Continuando con el análisis de «ser uno mismo», es momento de preguntarnos, ¿qué papel juegan la presión y la conformidad social? Aquí, Nietzsche resulta clave. En Así habló Zaratustra, criticó a quienes siguen ciegamente las normas sociales, denominándolos “el último hombre”. Como contraparte, aboga por el desarrollo del «Übermensch» (superhombre), un individuo que crea sus propios valores y los vive plenamente, sin conformarse con ser parte de la masa.
Paralelamente, Nietzsche introduce el concepto del “eterno retorno”, que desafía al individuo a imaginar que cada momento de su vida será vivido una y otra vez. Esta idea es la prueba suprema de la autenticidad: ser uno mismo implica aceptar la vida tal como es, con todas sus alegrías y sufrimientos, y desear vivirla de nuevo sin arrepentimientos. Este concepto se aprecia cuando se le pregunta a un anciano si se arrepiente de algo, y responde “de absolutamente nada”. Qué hermosa forma de haber vivido, ¿no es así?
«¿Cómo te sentirías si un demonio te dijera: ‘Esta vida, tal como la vives ahora y tal como la has vivido, tendrás que vivirla una vez más y una infinidad de veces más’?» (La gaya ciencia, 1882, §341).
No podemos dejar de lado a Martin Heidegger, quien, influenciado por Kierkegaard, también exploró la autenticidad en Ser y tiempo. Heidegger utiliza el término “inautenticidad” para referirse a aquellos que viven según las expectativas de la “gente” (das Man), perdiendo así su singularidad y libertad.
«La inautenticidad es la caída en el mundo y el olvido del ser» (Heidegger, 1927, p. 220).
La vida cotidiana está marcada por lo que Heidegger denominaba “ser-en-el-mundo”, donde el individuo se encuentra inmerso en actividades diarias y bajo la influencia de modas y estilos de vida banales.
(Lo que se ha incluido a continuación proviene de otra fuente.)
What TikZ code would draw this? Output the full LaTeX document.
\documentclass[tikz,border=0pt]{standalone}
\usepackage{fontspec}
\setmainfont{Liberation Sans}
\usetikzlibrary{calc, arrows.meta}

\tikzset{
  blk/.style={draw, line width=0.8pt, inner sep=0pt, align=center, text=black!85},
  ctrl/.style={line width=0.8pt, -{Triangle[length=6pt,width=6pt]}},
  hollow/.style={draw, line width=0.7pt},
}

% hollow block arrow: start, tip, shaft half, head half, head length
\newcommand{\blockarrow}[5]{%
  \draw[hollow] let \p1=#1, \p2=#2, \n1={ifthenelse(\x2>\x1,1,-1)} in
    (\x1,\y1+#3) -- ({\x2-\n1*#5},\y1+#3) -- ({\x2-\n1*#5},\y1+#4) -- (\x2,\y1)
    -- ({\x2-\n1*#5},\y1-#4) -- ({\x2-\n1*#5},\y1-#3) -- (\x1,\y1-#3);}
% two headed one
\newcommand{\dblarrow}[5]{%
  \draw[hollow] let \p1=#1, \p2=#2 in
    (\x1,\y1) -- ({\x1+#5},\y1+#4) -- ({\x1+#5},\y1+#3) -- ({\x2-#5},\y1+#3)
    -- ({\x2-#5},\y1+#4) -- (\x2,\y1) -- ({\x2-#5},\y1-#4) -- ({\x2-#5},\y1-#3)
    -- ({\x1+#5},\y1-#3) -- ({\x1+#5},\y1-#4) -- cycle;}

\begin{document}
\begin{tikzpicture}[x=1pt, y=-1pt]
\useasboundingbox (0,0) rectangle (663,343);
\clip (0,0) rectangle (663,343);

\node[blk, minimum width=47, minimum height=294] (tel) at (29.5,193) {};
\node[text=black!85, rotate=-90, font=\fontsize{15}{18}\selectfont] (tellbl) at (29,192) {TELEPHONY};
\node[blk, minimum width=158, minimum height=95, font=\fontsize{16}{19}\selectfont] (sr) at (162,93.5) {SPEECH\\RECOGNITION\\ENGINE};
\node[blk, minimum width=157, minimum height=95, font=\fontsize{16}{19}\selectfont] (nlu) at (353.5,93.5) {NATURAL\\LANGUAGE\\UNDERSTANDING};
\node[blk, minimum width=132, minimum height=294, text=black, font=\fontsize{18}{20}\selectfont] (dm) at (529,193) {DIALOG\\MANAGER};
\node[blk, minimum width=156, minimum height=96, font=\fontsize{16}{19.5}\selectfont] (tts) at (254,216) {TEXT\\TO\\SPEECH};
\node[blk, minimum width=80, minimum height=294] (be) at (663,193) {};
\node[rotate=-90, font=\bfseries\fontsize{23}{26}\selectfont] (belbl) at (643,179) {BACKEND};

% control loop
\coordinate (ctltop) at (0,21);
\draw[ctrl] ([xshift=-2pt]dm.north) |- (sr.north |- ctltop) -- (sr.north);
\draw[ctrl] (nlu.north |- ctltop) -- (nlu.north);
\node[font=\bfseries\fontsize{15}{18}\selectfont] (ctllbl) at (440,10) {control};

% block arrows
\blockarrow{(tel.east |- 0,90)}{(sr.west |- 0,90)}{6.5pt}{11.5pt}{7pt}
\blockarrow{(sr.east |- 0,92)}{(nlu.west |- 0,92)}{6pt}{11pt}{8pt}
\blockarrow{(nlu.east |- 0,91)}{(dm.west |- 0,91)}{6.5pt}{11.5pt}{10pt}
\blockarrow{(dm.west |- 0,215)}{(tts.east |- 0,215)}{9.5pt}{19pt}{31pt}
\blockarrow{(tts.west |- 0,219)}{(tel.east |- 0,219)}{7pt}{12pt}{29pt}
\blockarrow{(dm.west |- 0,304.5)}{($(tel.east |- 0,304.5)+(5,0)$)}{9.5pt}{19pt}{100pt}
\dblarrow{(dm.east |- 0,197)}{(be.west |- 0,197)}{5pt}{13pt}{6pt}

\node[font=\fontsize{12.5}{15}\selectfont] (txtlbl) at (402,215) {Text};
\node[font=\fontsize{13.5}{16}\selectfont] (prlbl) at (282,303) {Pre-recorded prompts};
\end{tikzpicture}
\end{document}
Esta es la condición de inautenticidad, en la que el Dasein se pierde en el mundo de las expectativas sociales, viviendo de manera hueca y conformista.
La autenticidad, según Heidegger, surge al enfrentarse a la pregunta fundamental por nuestro propio ser, principalmente a través de la confrontación con la muerte, que llama “ser-para-la-muerte”. La autenticidad radica en el reconocimiento de nuestra temporalidad y en la decisión de vivir de acuerdo con nuestra posibilidad de ser, en lugar de dejarnos guiar por los valores establecidos por la sociedad.
El Dasein se abre a una existencia auténtica cuando comprende su propia finitud y “ser-para-la-muerte» (Ser y tiempo, 1927, p. 299). Esta comprensión no es un conocimiento intelectual, sino una experiencia vivida que transforma nuestra relación con el mundo y con nuestro propio ser.
Lamento recordarles que esto es filosofía, y acá no se ofrecen soluciones simplistas. La autenticidad, como la felicidad, no es un estado permanente, sino una tarea constante que implica estar siempre conscientes de nuestra finitud y de las posibilidades que tenemos de ser. Ser uno mismo es la capacidad de “estar resuelto”, según Heidegger, lo que implica vivir de acuerdo con nuestra comprensión del ser, a pesar de las distracciones del mundo.
En resumen, propender a ser uno mismo es un desafío constante contra la tendencia a la conformidad. Vivir de manera auténtica no es una actitud rebelde, sino un compromiso con la libertad y la responsabilidad personal, lo cual es un acto radical en un mundo que a menudo valora que seamos todos iguales. En este fango en el que vivimos, la autenticidad no es descubrir quiénes somos, sino atrevernos a serlo, a pesar de los riesgos y las incertidumbres que esto conlleva. ¡Vale la pena intentarlo!
Todo es verdad o cuestión verdadera en función de los planteamientos y resoluciones filosóficas de los exponentes. Pero por algún extraño desasosiego, siento la carencia de conceptos como humanidad, sociedad, conjunto.